From: Paul Dekkers (no email)
Date: Thu May 03 2007 - 11:08:52 EDT

  • Next message: Henrique de Moraes Holschuh: "Coverity scans of Cyrus SASL and IMAPd"

    Hi,

    I recently tried to use NFS (on a RedHat client, both to a NetApp filer
    as well as a RedHat NFS server) and I'll share my experiences:

    Michael Menge wrote:
    > Cyrus has 2 problems with NFS.
    >
    > 1. Cyrus depends on filesystem locking. NFS-4 should have solved this
    > problem
    > but i have not tested it.
    >
    > 2. BerkleyDB uses shared Memory which does not work accros multiple
    > servers.

    I used skiplist in the tests (default with Simon's RPM), and initially
    just used NFSv3 (and I also tested NFSv4): as long as I mounted with the
    -o nolock option it actually worked quite well (also on NFSv3).
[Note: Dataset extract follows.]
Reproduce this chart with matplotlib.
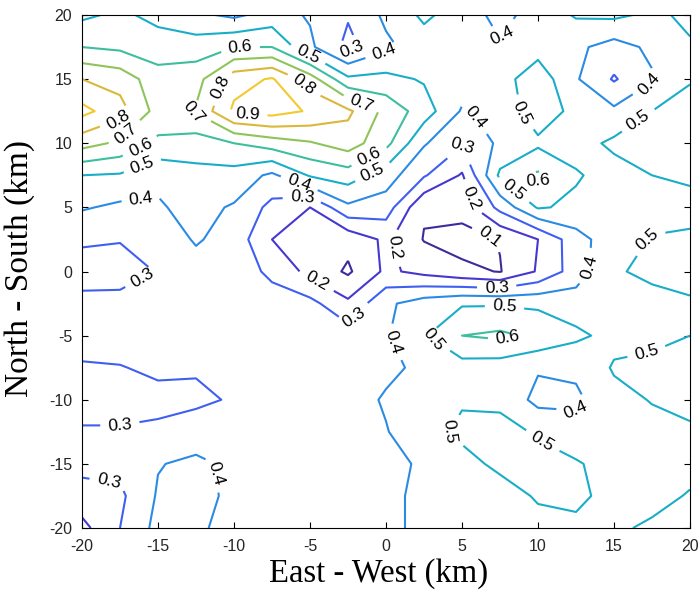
import matplotlib.pyplot as plt

plt.rcParams['axes.unicode_minus'] = False

# grid of the field (km), rows go from north (20) to south (-20)
x_km = [-20, -17.5, -15, -12.5, -10, -7.5, -5, -2.5, 0, 2.5, 5, 7.5, 10, 12.5, 15, 17.5, 20]
y_km = [20, 17.5, 15, 12.5, 10, 7.5, 5, 2.5, 0, -2.5, -5, -7.5, -10, -12.5, -15, -17.5, -20]

field = [
    [0.48, 0.52, 0.47, 0.42, 0.38, 0.44, 0.39, 0.31, 0.42, 0.52, 0.45, 0.37, 0.44, 0.51, 0.52, 0.48, 0.52],
    [0.60, 0.58, 0.55, 0.55, 0.60, 0.60, 0.42, 0.27, 0.38, 0.45, 0.43, 0.41, 0.46, 0.42, 0.36, 0.42, 0.49],
    [0.80, 0.76, 0.64, 0.66, 0.86, 0.91, 0.75, 0.52, 0.53, 0.49, 0.45, 0.46, 0.56, 0.41, 0.29, 0.39, 0.49],
    [0.93, 0.84, 0.66, 0.71, 0.92, 0.94, 0.89, 0.82, 0.67, 0.55, 0.39, 0.43, 0.56, 0.47, 0.42, 0.50, 0.55],
    [0.74, 0.68, 0.58, 0.55, 0.60, 0.65, 0.69, 0.75, 0.63, 0.41, 0.31, 0.42, 0.48, 0.46, 0.52, 0.54, 0.55],
    [0.50, 0.49, 0.42, 0.47, 0.46, 0.38, 0.51, 0.55, 0.45, 0.31, 0.19, 0.52, 0.62, 0.51, 0.46, 0.50, 0.51],
    [0.41, 0.38, 0.39, 0.43, 0.39, 0.27, 0.20, 0.38, 0.35, 0.11, 0.14, 0.33, 0.51, 0.48, 0.45, 0.47, 0.48],
    [0.31, 0.305, 0.34, 0.41, 0.36, 0.20, 0.14, 0.13, 0.22, 0.095, 0.06, 0.105, 0.20, 0.36, 0.46, 0.505, 0.51],
    [0.27, 0.26, 0.305, 0.36, 0.35, 0.28, 0.17, 0.085, 0.22, 0.17, 0.125, 0.095, 0.21, 0.35, 0.49, 0.52, 0.53],
    [0.32, 0.33, 0.34, 0.36, 0.37, 0.34, 0.33, 0.22, 0.38, 0.45, 0.49, 0.49, 0.48, 0.45, 0.46, 0.47, 0.49],
    [0.34, 0.35, 0.36, 0.37, 0.37, 0.36, 0.35, 0.35, 0.39, 0.49, 0.60, 0.62, 0.58, 0.52, 0.47, 0.48, 0.50],
    [0.29, 0.295, 0.32, 0.31, 0.34, 0.36, 0.36, 0.37, 0.38, 0.42, 0.46, 0.45, 0.41, 0.42, 0.51, 0.52, 0.53],
    [0.26, 0.26, 0.27, 0.28, 0.31, 0.34, 0.35, 0.36, 0.41, 0.45, 0.49, 0.48, 0.37, 0.38, 0.47, 0.505, 0.52],
    [0.31, 0.31, 0.32, 0.35, 0.36, 0.36, 0.37, 0.38, 0.395, 0.46, 0.52, 0.53, 0.49, 0.44, 0.46, 0.47, 0.49],
    [0.33, 0.33, 0.395, 0.42, 0.38, 0.37, 0.37, 0.38, 0.39, 0.405, 0.47, 0.52, 0.53, 0.51, 0.46, 0.47, 0.48],
    [0.26, 0.28, 0.41, 0.43, 0.38, 0.37, 0.37, 0.38, 0.39, 0.41, 0.44, 0.46, 0.51, 0.52, 0.47, 0.48, 0.505],
    [0.17, 0.30, 0.43, 0.41, 0.38, 0.37, 0.37, 0.38, 0.39, 0.41, 0.43, 0.45, 0.47, 0.48, 0.49, 0.51, 0.53],
]

levels = [0.1, 0.2, 0.3, 0.4, 0.5, 0.6, 0.7, 0.8, 0.9]
level_colors = ['#3b2c9c', '#4638cf', '#3f5ff0', '#2b8be3', '#19adc8',
                '#3dbe9e', '#8fc45a', '#d9b83b', '#f2c92e']

# where the contour labels sit, per level (km)
label_spots = {
    0.1: [(6.5, 1.9)],
    0.2: [(-4.3, -0.2), (1.6, 2.2), (4.5, 5.3)],
    0.3: [(-1.9, 16.3), (-5.5, 5.8), (-16.0, -0.5), (-1.9, -3.8), (7.3, -0.9),
          (5.5, 10.0), (-17.5, -12.3), (-18.2, -16.2)],
    0.4: [(0.1, 16.3), (-16.2, 6.5), (-5.7, 6.9), (7.3, 13.1), (8.2, 18.0),
          (13.6, 0.3), (17.4, 14.5), (0.5, -5.5), (13.1, -11.4), (-11.8, -15.8)],
    0.5: [(-5.3, 16.5), (-16.2, 8.8), (-0.7, 7.3), (9.5, 12.8), (7.7, 5.3),
          (16.7, 3.0), (16.7, 11.6), (7.8, -2.7), (3.1, -5.4), (17.2, -6.6),
          (10.3, -13.2), (3.75, -13.0)],
    0.6: [(-9.6, 17.5), (-16.4, 10.4), (-1.0, 8.7), (9.7, 5.8), (8.0, -5.2)],
    0.7: [(-1.5, 13.4), (-12.7, 12.3), (-17.5, 11.2)],
    0.8: [(-11.2, 14.5), (-5.5, 14.4), (-17.6, 11.8)],
    0.9: [(-9.1, 12.2)],
}

fig = plt.figure(figsize=(7, 5.9), dpi=100)
ax = fig.add_axes([82 / 700, 1 - 528 / 590, 608 / 700, 513 / 590])
ax.set_xlim(-20, 20)
ax.set_ylim(-20, 20)

# one contour set per level so each label lands on its own line
for lv, col in zip(levels, level_colors):
    cs = ax.contour(x_km, y_km, field, levels=[lv], colors=[col], linewidths=1.5)
    ax.clabel(cs, manual=label_spots[lv], inline=True, inline_spacing=6,
              fontsize=12.5, fmt='%.1f', colors='black')
    for t in cs.labelTexts:
        t.set_fontfamily('Liberation Sans')

ax.set_xlim(-20, 20)
ax.set_ylim(-20, 20)
ax.set_xticks(range(-20, 21, 5))
ax.set_yticks(range(-20, 21, 5))
ax.tick_params(direction='in', top=True, right=True, length=4.5, width=0.8,
               labelsize=11.5, labelcolor='#262626')
ax.tick_params(axis='x', pad=8)
ax.tick_params(axis='y', pad=7)
for lab in ax.get_xticklabels() + ax.get_yticklabels():
    lab.set_fontfamily('Liberation Sans')
for sp in ax.spines.values():
    sp.set_linewidth(0.8)

ax.set_xlabel('East - West (km)', fontfamily='Liberation Serif', fontsize=23.5)
ax.set_ylabel('North - South (km)', fontfamily='Liberation Serif', fontsize=24)
ax.xaxis.set_label_coords(0.487, -0.058)
ax.yaxis.set_label_coords(-0.078, 0.505)

fig.savefig('out.png', dpi=100)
The
    performance was even better with the NetApp as target than with a local
    filesystem (and NFSv3 was faster than v4).

    The nolock options does not disable locking (as I understand it) for the
    filesystem, it just disables locking over NFS, so other nodes won't have
    the same file locked. (Correct me if I'm wrong.) My intention was not to
    have an active-active setup, so in that regard this might not be that
    bad. Not sure what other catches there are though.

    I stressed the setup with the imaptest tool from Dovecot, I saw problems
    with that in the past (also with NFSv3 and v4, but in combination with
    Cyrus 2.2 and I'm not sure if I tried nolock), now it seemed to do just
    fine. Only NFSv4 does not seem to be the answer, it seems that -o nolock
    is (on Linux as client).

    I'm very hesitant to put this into production, I just wanted to do some
    more tests and ask others after that if they think this is wise or
    not... I couldn't find the time to do more tests... (like see how RedHat
    5 behaves instead of RedHat 4, if the tric also works on FreeBSD, if I
    can make it fail one way or another... suggestions always welcome...)

    Paul

    P.S. For us it would be interesting to use this. I can still keep
    replication as fallback too, but other than that I can have faster
    failover to another primary server with NFS and something like
    heartbeat... and I think a lot of overhead is right now in the ext3 fs.
    (And the server would be a NetApp with WAFL, probably more efficient.)

    ----
    Cyrus Home Page: http://cyrusimap.web.cmu.edu/
    Cyrus Wiki/FAQ: http://cyrusimap.web.cmu.edu/twiki
    List Archives/Info: http://asg.web.cmu.edu/cyrus/mailing-list.html
    

  • Next message: Henrique de Moraes Holschuh: "Coverity scans of Cyrus SASL and IMAPd"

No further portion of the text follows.